With Germany's cool climate and emphasis on aromatic whites, especially Riesling, you'd be forgiven for overlooking Spätburgunder, as Pinot Noir is known locally. I remember tasting a few Spätburgunders back in the 90s and wrote them off as thin and weedy.
But times have changed and German winemakers are having increasing success with Pinot. Thanks partially to climate change, it's due also to the determination and skill of a handful of the top producers, most notably Bernhard Huber. It was a wine of Huber's that I tasted a several years ago which forced me to rethink my view on Spätburgunder. Huber is recognised as Germany's top Pinot producer.
“The German godfather of Pinot Noir,” Decanter Magazine.
“Germany’s greatest Pinot Noir producer,” Joel B. Payne, chief editor of the Gault Millau German Wine Guide (The Gambero Rosso of Germany).
“I have seen the occasional German Pinot that was decidedly promising. But the Huber Pinot Noirs take the whole game on to another level," James Halliday.
This is Huber's top wine and it's stuninng.

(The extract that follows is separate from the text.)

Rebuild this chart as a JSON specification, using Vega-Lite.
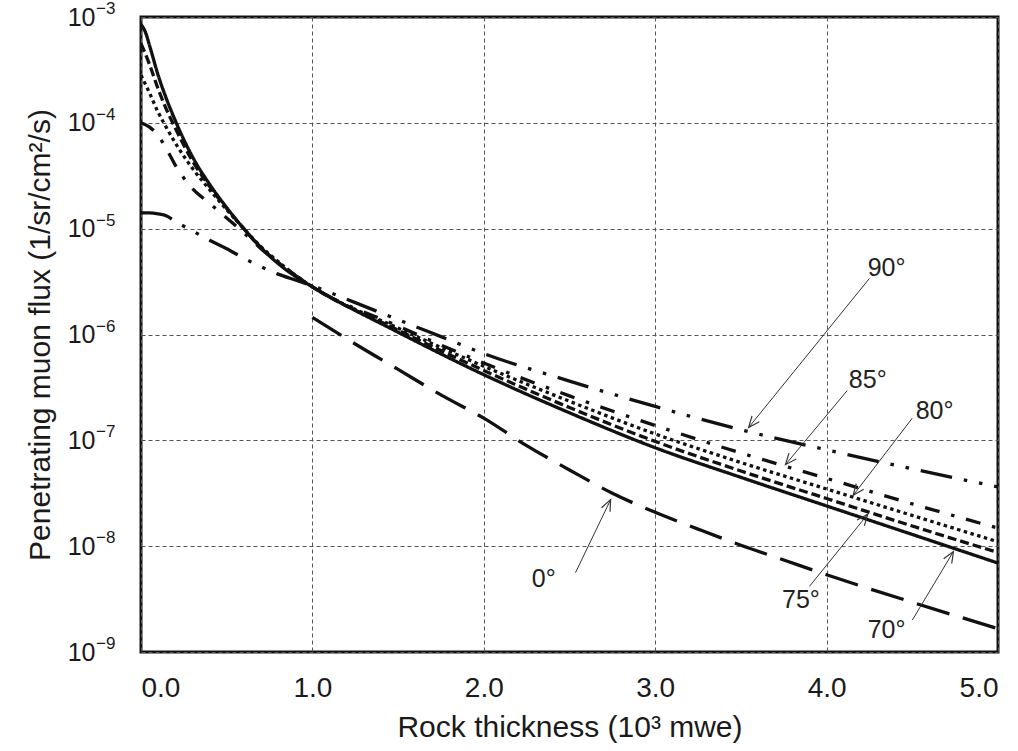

"A milestone of finesse for German pinot noir! Super-fresh and expressive nose of red cherries, red beets, delicate spices and summer flowers. Very concentrated, pure and focused palate with extremely fine tannins that feel like stroking the finest velvet. Astonishingly long and vibrant, mineral finish. Drinkable now, but best from 2023."
98 points, Stuart Pigott, jamessuckling.com, September 2021.
"Less is more. Fewer whole berries (now using only 5%-6%) and reduced use of new oak (now about 30%) have led to greater fruit precision, with cherry and cherry stone, a touch of black pepper and a hint of mint. The structure is guided by fine-grained, elegant tannins and crisp acidity. However, age will likely add another facet to its fruit purity."
97 points, Caro Maurer MW, Decanter Magazine.